Wonderful post, Laura. It brings back memories of the cameras I've owned. During my teen years, I took a camera with me wherever I went. I brought some of them to my 30th HS reunion this past August.
When I took up scrapbooking in 2001, my picture taking changed a bit...taking photos of things I normally wouldn't have bothered taking before scrapbooking became a part of my life. So I started to see things differently, I guess. Sort of how it is since I turned to writing full-time, when I hear great phrases in a conversation, I have to get out a notebook and jot it down. I'm listening differently, too!

Nan Higginson said...

I'm getting spoiled by reading blogs that practice the fine art of mixing photos with words. The fiction I read has no photos to add a visual dimension. It's all up to me.
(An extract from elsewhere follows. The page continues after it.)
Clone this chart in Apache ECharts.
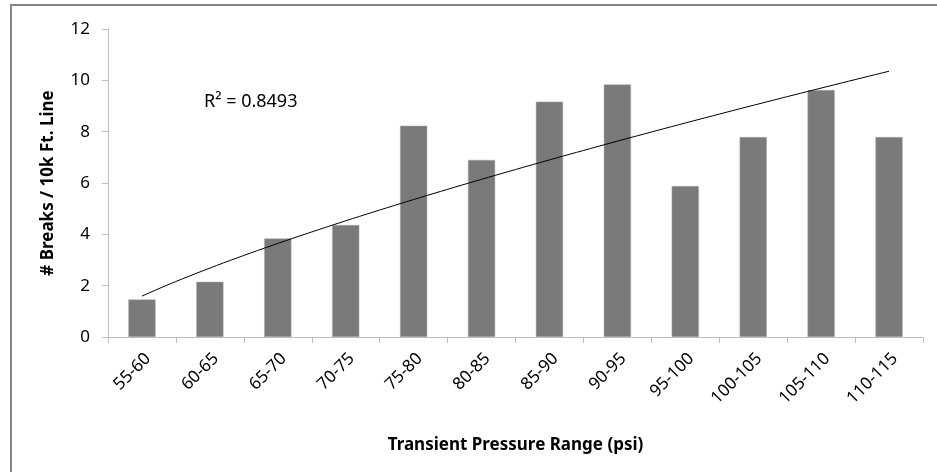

If fiction and photos/drawings were married, like they are in "comic" books or newspapers, I'd have a more instantaneous view of the writer's vision, so to speak. The Hardy boys, like so many of their era, had a drawing at the beginning of each chapter, or so my memory goes. Kinda like the catchy titles heading chapter, orienting you to what happened/what comes next.

It's a lot easier to read when there are pictures interspersed, but there's a problem with that: the reader's vision of the characters and the settings are GIVEN instead of being imagined. In a contest between words and pictures, the pics tend to win, hands-down. I glance at the photos in my newspaper and often find that one look is worth a thousand words.

I'm caught between two worlds: the photo versus the complex integration of verbally-transmitted descriptions. I'm at odds with myself over this. Thanks for your posting that prompted all this thought!
That's my 2 cents, for what they're worth!

Laura K. Curtis said...

It's an intriguing question, Nan. Like the question of how much description to include of a character. How much do we want to control the reader's vision?